Hari ini kita juga merayakan Santo Vincentius a Paulo, yang hidup di Prancis pada abad ke-17—masa penuh perang, kemiskinan, dan wabah penyakit. Banyak orang mencari keamanan pada benteng, pasukan, atau kekayaan. Namun Vincentius menaruh kepercayaannya hanya pada Tuhan, dan justru itulah yang membuatnya berani tanpa takut untuk melayani orang miskin, orang sakit, dan mereka yang tersisih. Ia pernah berkata: “Orang miskin adalah tuan dan nyonya kita; melayani mereka berarti melayani Kristus sendiri.”

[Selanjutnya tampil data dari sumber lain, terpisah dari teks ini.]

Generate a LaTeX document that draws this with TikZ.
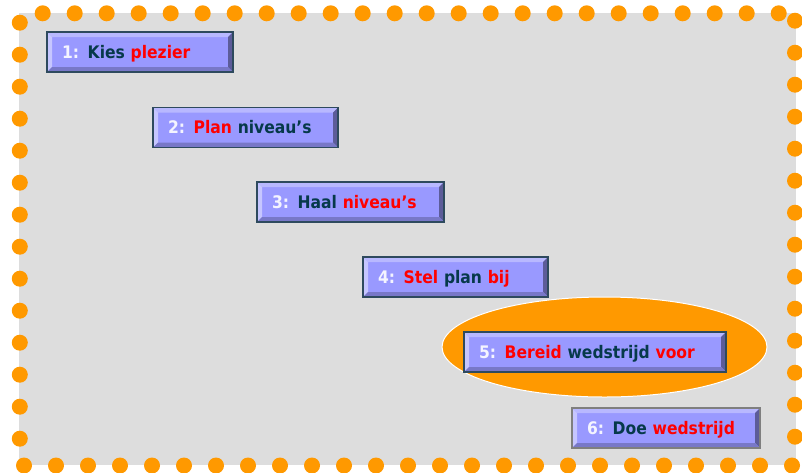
\documentclass[tikz,border=0pt]{standalone}
\usepackage{fontspec}
\setmainfont{DejaVu Sans Condensed}
\usetikzlibrary{shapes.geometric}

\definecolor{canvas}{HTML}{DDDDDD}
\definecolor{dotc}{HTML}{FF9900}
\definecolor{face}{HTML}{9999FF}
\definecolor{rim}{HTML}{2E4A5E}
\definecolor{rimgray}{HTML}{7F7F7F}
\definecolor{bevtop}{HTML}{B8B8FF}
\definecolor{bevleft}{HTML}{C6C6FF}
\definecolor{bevright}{HTML}{5C5C99}
\definecolor{bevbottom}{HTML}{7878C8}
\definecolor{inkdark}{HTML}{06394A}
\definecolor{inkred}{HTML}{FF0000}
\definecolor{inknum}{HTML}{F4F4FF}

\newcommand{\stepno}[1]{\textcolor{inknum}{#1}}
\newcommand{\darkw}[1]{\textcolor{inkdark}{#1}}
\newcommand{\redw}[1]{\textcolor{inkred}{#1}}

\tikzset{
  dot/.style={fill=dotc},
  stepbox/.style={
    rectangle, fill=face, draw=rim, line width=1.2pt,
    inner xsep=15pt, inner ysep=0pt, minimum height=40pt,
    text height=12.6pt, text depth=0pt, align=left,
    font=\bfseries\fontsize{17.3}{20}\selectfont,
    path picture={
      % bevelled frame: light top/left, dark right/bottom
      \fill[bevtop] (path picture bounding box.north west) -- (path picture bounding box.north east)
        -- ([xshift=-5pt,yshift=-5pt]path picture bounding box.north east)
        -- ([xshift=5pt,yshift=-5pt]path picture bounding box.north west) -- cycle;
      \fill[bevleft] (path picture bounding box.north west)
        -- ([xshift=5pt,yshift=-5pt]path picture bounding box.north west)
        -- ([xshift=5pt,yshift=5pt]path picture bounding box.south west)
        -- (path picture bounding box.south west) -- cycle;
      \fill[bevright] (path picture bounding box.north east) -- (path picture bounding box.south east)
        -- ([xshift=-5pt,yshift=5pt]path picture bounding box.south east)
        -- ([xshift=-5pt,yshift=-5pt]path picture bounding box.north east) -- cycle;
      \fill[bevbottom] (path picture bounding box.south west) -- (path picture bounding box.south east)
        -- ([xshift=-5pt,yshift=5pt]path picture bounding box.south east)
        -- ([xshift=5pt,yshift=5pt]path picture bounding box.south west) -- cycle;
    }
  },
  highlight/.style={ellipse, fill=dotc, draw=white, line width=1pt, inner sep=0pt,
    minimum width=325pt, minimum height=100pt}
}

\begin{document}
\begin{tikzpicture}[x=1pt,y=-1pt]
\useasboundingbox (0,0) rectangle (802,472);

% grey sheet with a dotted orange frame
\fill[canvas] (19,13) rectangle (796,465);
\foreach \k in {0,...,23} \fill[dot] (42.7+32*\k,13.3) circle (8);
\foreach \k in {0,...,24} \fill[dot] (24+32*\k,465.5) circle (8);
\foreach \k in {0,...,13} \fill[dot] (19.8,22.7+32*\k) circle (8);
\foreach \k in {0,...,13} \fill[dot] (795,20.7+32*\k) circle (8);

% highlight behind step 5
\node[highlight] (focus) at (604.5,347) {};

% the six steps
\node[stepbox, text width=156pt] (s1) at (140,52)
  {\stepno{1:} \darkw{Kies} \redw{plezier}};
\node[stepbox, text width=155pt] (s2) at (245.5,127.5)
  {\stepno{2:} \redw{Plan} \darkw{niveau’s}};
\node[stepbox, text width=157pt] (s3) at (350.5,202)
  {\stepno{3:} \darkw{Haal} \redw{niveau’s}};
\node[stepbox, text width=155pt] (s4) at (455.5,277)
  {\stepno{4:} \redw{Stel} \darkw{plan} \redw{bij}};
\node[stepbox, text width=232pt] (s5) at (595,352)
  {\stepno{5:} \redw{Bereid} \darkw{wedstrijd} \redw{voor}};
\node[stepbox, draw=rimgray, text width=158pt] (s6) at (666,428)
  {\stepno{6:} \darkw{Doe} \redw{wedstrijd}};
\end{tikzpicture}
\end{document}
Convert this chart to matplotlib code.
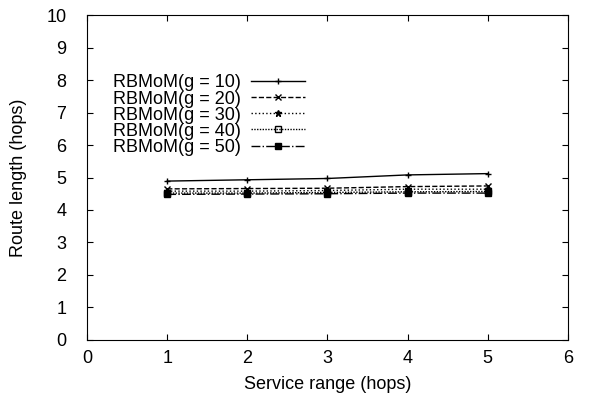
import matplotlib
matplotlib.use("Agg")
import matplotlib.pyplot as plt

plt.rcParams['font.family'] = ['Liberation Sans', 'DejaVu Sans']

# Données
service_range = [1, 2, 3, 4, 5]
g10 = [4.89, 4.93, 4.97, 5.08, 5.12]
g20 = [4.65, 4.66, 4.67, 4.72, 4.74]
g30 = [4.58, 4.58, 4.60, 4.64, 4.64]
g40 = [4.52, 4.52, 4.54, 4.56, 4.57]
g50 = [4.48, 4.49, 4.50, 4.52, 4.52]
labels = ["RBMoM(g = 10)", "RBMoM(g = 20)", "RBMoM(g = 30)",
          "RBMoM(g = 40)", "RBMoM(g = 50)"]

series = [g10, g20, g30, g40, g50]
styles = [('-', '+', 'full'), ('--', 'x', 'full'), (':', '*', 'full'),
          ((0, (1, 1)), 's', 'none'), ('-.', 's', 'full')]

fig = plt.figure(figsize=(5.97, 3.98), dpi=100)
ax = fig.add_axes([0.146, 0.146, 0.805, 0.816])

for s, lab, (ls, mk, fill) in zip(series, labels, styles):
    ax.plot(service_range, s, color='black', linestyle=ls, linewidth=1,
            marker=mk, markersize=5, fillstyle=fill, markeredgewidth=1,
            label=lab)

ax.set_xlim(0, 6)
ax.set_ylim(0, 10)
ax.set_xticks(range(0, 7))
ax.set_yticks(range(0, 11))
ax.tick_params(direction='in', top=True, right=True, labelsize=13, length=4)
ax.tick_params(axis='x', pad=7)
ax.tick_params(axis='y', pad=15)
ax.set_xlabel("Service range (hops)", fontsize=13, labelpad=7)
ax.set_ylabel("Route length (hops)", fontsize=13, labelpad=14)

ax.legend(loc='upper left', bbox_to_anchor=(0.035, 0.845), frameon=False,
          markerfirst=False, fontsize=13, handlelength=3.0,
          labelspacing=-0.05, borderpad=0, handletextpad=0.55)

plt.savefig("out.png", dpi=100)
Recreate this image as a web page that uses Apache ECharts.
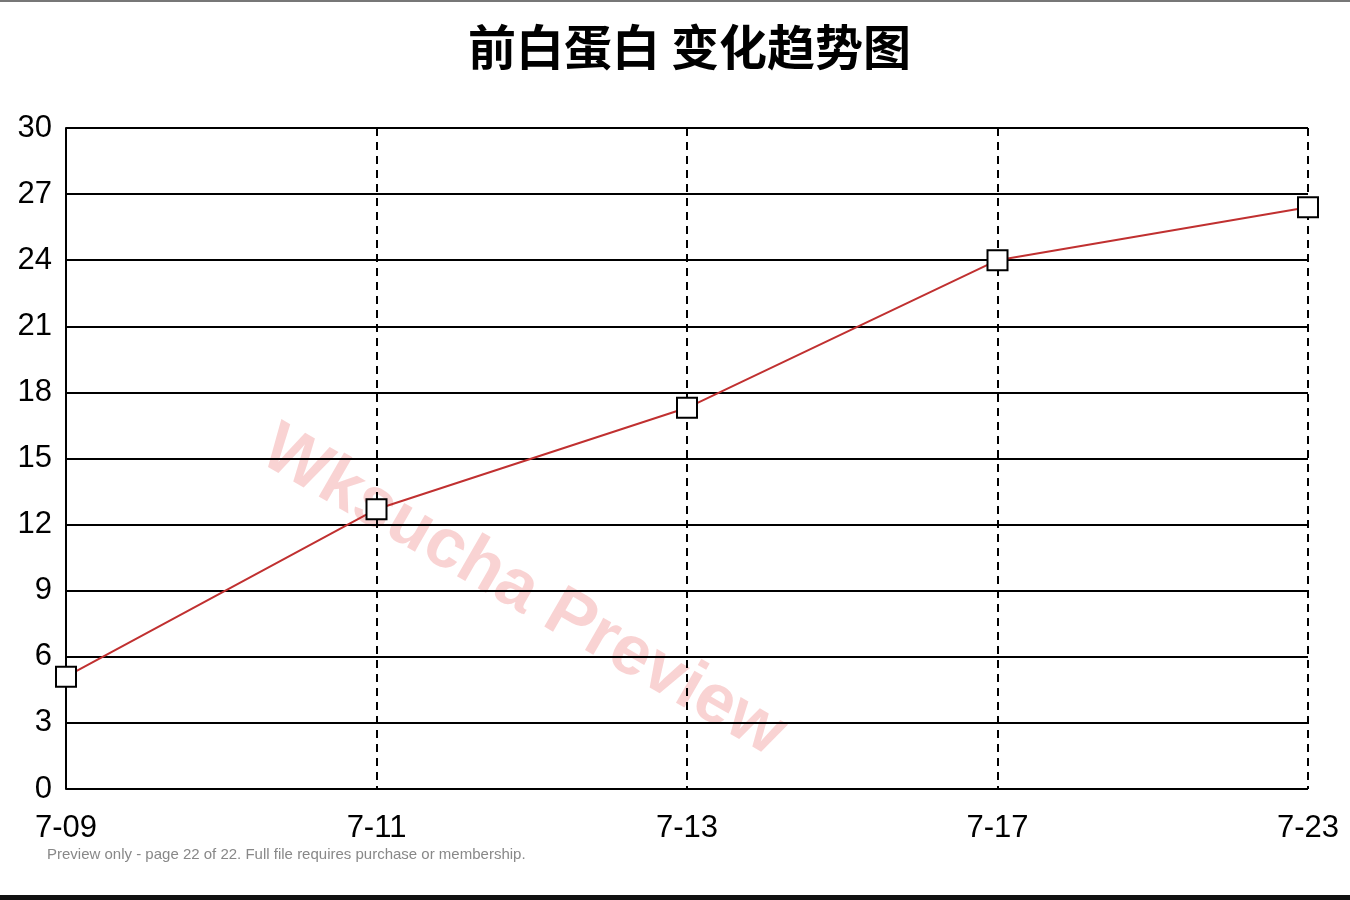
<!DOCTYPE html>
<html>
<head>
<meta charset="utf-8">
<script src="https://cdn.jsdelivr.net/npm/echarts@6/dist/echarts.min.js"></script>
<style>
  html, body { margin: 0; padding: 0; background: #fff; }
  #chart { width: 1350px; height: 900px; }
</style>
</head>
<body>
<div id="chart"></div>
<script>
'use strict';

// data
var dates = ['7-09', '7-11', '7-13', '7-17', '7-23'];
var values = [5.1, 12.7, 17.3, 24.0, 26.4];
var yMin = 0, yMax = 30, yStep = 3;

var chart = echarts.init(document.getElementById('chart'));

var labelFont = '"Liberation Sans", Arial, sans-serif';

var option = {
    backgroundColor: '#fff',
    animation: false,
    title: {
        text: '前白蛋白 变化趋势图',
        left: 463,
        top: 18,
        textStyle: {
            fontFamily: '"Noto Sans CJK SC", sans-serif',
            fontSize: 48,
            fontWeight: 'bold',
            color: '#000'
        }
    },
    grid: {
        left: 66,
        right: 42,
        top: 128,
        bottom: 111,
        containLabel: false
    },
    xAxis: {
        type: 'category',
        data: dates,
        boundaryGap: false,
        axisLine: { show: false },
        axisTick: { show: false },
        axisLabel: {
            color: '#000',
            fontFamily: labelFont,
            fontSize: 31,
            margin: 24
        },
        splitLine: {
            show: true,
            lineStyle: { color: '#000', width: 2, type: [8, 6] }
        }
    },
    yAxis: {
        type: 'value',
        min: yMin,
        max: yMax,
        interval: yStep,
        axisLine: { show: true, lineStyle: { color: '#000', width: 2 } },
        axisTick: { show: false },
        axisLabel: {
            color: '#000',
            fontFamily: labelFont,
            fontSize: 31,
            margin: 14
        },
        splitLine: {
            show: true,
            lineStyle: { color: '#000', width: 2 }
        }
    },
    graphic: [
        {
            type: 'text',
            z: -10,
            x: 523,
            y: 592,
            rotation: -Math.PI / 6,
            style: {
                text: 'Wksucha Preview',
                fill: 'rgba(235, 110, 110, 0.3)',
                font: 'bold 70px "Liberation Sans", Arial, sans-serif',
                textAlign: 'center',
                textVerticalAlign: 'middle'
            }
        },
        {
            type: 'text',
            x: 47,
            y: 847,
            style: {
                text: 'Preview only - page 22 of 22. Full file requires purchase or membership.',
                fill: '#888',
                font: '15px "Liberation Sans", Arial, sans-serif'
            }
        },
        {
            type: 'rect',
            shape: { x: 0, y: 0, width: 1350, height: 2 },
            style: { fill: '#777' }
        },
        {
            type: 'rect',
            shape: { x: 0, y: 895, width: 1350, height: 5 },
            style: { fill: '#111' }
        }
    ],
    series: [{
        type: 'line',
        data: values,
        symbol: 'rect',
        symbolSize: 20,
        showAllSymbol: true,
        lineStyle: { color: '#c03030', width: 2 },
        itemStyle: { color: '#fff', borderColor: '#000', borderWidth: 2 },
        z: 5
    }]
};

chart.setOption(option);
</script>
</body>
</html>
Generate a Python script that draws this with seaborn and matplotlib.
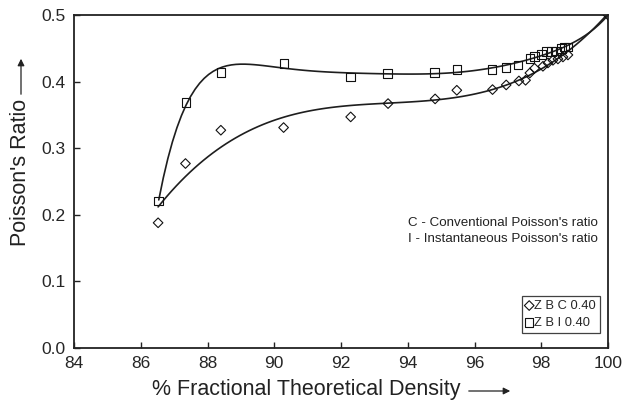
import warnings
import numpy as np
import pandas as pd
import matplotlib
matplotlib.use("Agg")
import matplotlib.pyplot as plt
import seaborn as sns

warnings.filterwarnings("ignore")

# % fractional theoretical density and Poisson's ratio, conventional (C) series
density_C = [86.52, 87.34, 88.40, 90.28, 92.29, 93.41, 94.82, 95.47, 96.54, 96.95,
             97.33, 97.53, 97.66, 97.80, 98.05, 98.20, 98.35, 98.50, 98.65, 98.80, 100.0]
ratio_C = [0.188, 0.277, 0.327, 0.331, 0.347, 0.367, 0.374, 0.387, 0.388, 0.395,
           0.401, 0.402, 0.413, 0.420, 0.423, 0.428, 0.432, 0.434, 0.437, 0.440, 0.500]

# instantaneous (I) series
density_I = [86.54, 87.35, 88.40, 90.29, 92.29, 93.40, 94.80, 95.47, 96.53, 96.95,
             97.30, 97.66, 97.80, 98.00, 98.15, 98.31, 98.45, 98.60, 98.70, 98.80]
ratio_I = [0.221, 0.369, 0.414, 0.427, 0.407, 0.412, 0.414, 0.418, 0.418, 0.421,
           0.425, 0.435, 0.438, 0.441, 0.445, 0.445, 0.446, 0.450, 0.452, 0.452]

# fully dense material: Poisson's ratio tends to 0.5
full_density = 100.0
full_ratio = 0.5

legend_C = "Z B C 0.40"
legend_I = "Z B I 0.40"
note_lines = ["C - Conventional Poisson's ratio", "I - Instantaneous Poisson's ratio"]
x_ticks = [84, 86, 88, 90, 92, 94, 96, 98, 100]
y_ticks = [0.0, 0.1, 0.2, 0.3, 0.4, 0.5]

sns.set_style("ticks")
plt.rcParams["font.family"] = ["Liberation Sans", "DejaVu Sans"]
plt.rcParams["xtick.direction"] = "in"
plt.rcParams["ytick.direction"] = "in"

fig = plt.figure(figsize=(6.23, 4.05), dpi=100)
ax = fig.add_axes([74 / 623, 1 - 348 / 405, (608 - 74) / 623, (348 - 15) / 405])

# polynomial trend lines
line_kws = dict(color="#1e1e1e", lw=1.2)
sns.regplot(x=density_I + [full_density], y=ratio_I + [full_ratio], order=7, ci=None,
            scatter=False, truncate=True, line_kws=line_kws, ax=ax)
sns.regplot(x=density_C, y=ratio_C, order=3, ci=None, scatter=False,
            truncate=True, line_kws=line_kws, ax=ax)

sns.scatterplot(x=density_C, y=ratio_C, marker="D", s=24, facecolor="none",
                edgecolor="#111111", linewidth=0.8, ax=ax, label=legend_C, zorder=3)
sns.scatterplot(x=density_I, y=ratio_I, marker="s", s=38, facecolor="none",
                edgecolor="#111111", linewidth=0.8, ax=ax, label=legend_I, zorder=3)

ax.set_xlim(84, 100)
ax.set_ylim(0.0, 0.5)
ax.set_xticks(x_ticks)
ax.set_yticks(y_ticks)
ax.set_xticklabels([str(t) for t in x_ticks], fontsize=12.5)
ax.set_yticklabels([f"{t:.1f}" for t in y_ticks], fontsize=12.5)
ax.tick_params(length=4, width=1, color="#222222", pad=6)
for side in ["top", "right", "bottom", "left"]:
    ax.spines[side].set_visible(True)
    ax.spines[side].set_linewidth(1.3)
    ax.spines[side].set_color("#222222")
ax.set_xlabel("")
ax.set_ylabel("")

leg = ax.legend(loc="lower right", bbox_to_anchor=(0.985, 0.045), fontsize=9.3,
                frameon=True, fancybox=False, handlelength=0.5, handletextpad=0.15,
                borderpad=0.3, labelspacing=0.4, borderaxespad=0)
leg.get_frame().set_edgecolor("#111111")
leg.get_frame().set_linewidth(0.9)

ax.text(99.7, 0.187, note_lines[0], ha="right", va="center", fontsize=9.6, color="#222222")
ax.text(99.7, 0.163, note_lines[1], ha="right", va="center", fontsize=9.6, color="#222222")

# axis titles with direction arrows
fig.text(306 / 623, 1 - 390 / 405, "% Fractional Theoretical Density", ha="center",
         va="center", fontsize=15.5, color="#222222")
fig.patches.append(matplotlib.patches.FancyArrowPatch(
    (466 / 623, 1 - 391 / 405), (513 / 623, 1 - 391 / 405), transform=fig.transFigure,
    arrowstyle="-|>,head_length=4,head_width=2", color="#222222", lw=0.9))

fig.text(21 / 623, 1 - 172 / 405, "Poisson's Ratio", ha="center", va="center",
         rotation=90, fontsize=15.5, color="#222222")
fig.patches.append(matplotlib.patches.FancyArrowPatch(
    (21 / 623, 1 - 97 / 405), (21 / 623, 1 - 56 / 405), transform=fig.transFigure,
    arrowstyle="-|>,head_length=4,head_width=2", color="#222222", lw=0.9))

fig.savefig("out.png", dpi=100, facecolor="white")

Bagi Vincentius, Allah bukan hanya benteng yang melindunginya, tetapi juga kemuliaan yang bercahaya di dalam dirinya—nyata dalam cinta kasih dan kerendahan hati.

Santo Agustinus pernah berkata: “Hati manusia tidak akan pernah tenang sebelum beristirahat dalam Engkau, ya Allah.” Itulah kebenaran yang dihidupi Santo Vincentius. Ia tidak bersandar pada harta atau tembok, melainkan pada perlindungan dan penyelenggaraan Allah. Karena itu hidupnya terus menjadi inspirasi bagi Gereja sampai hari ini.

Maka, marilah kita membuka hati kita. Biarkan Tuhan meruntuhkan tembok-tembok ketakutan dalam diri kita, dan menggantikannya dengan tembok kasih dan kemuliaan-Nya. Biarkan Dia menjadi benteng yang melindungi kita—bukan hanya dari bahaya luar, tetapi juga dari kelemahan hati kita sendiri.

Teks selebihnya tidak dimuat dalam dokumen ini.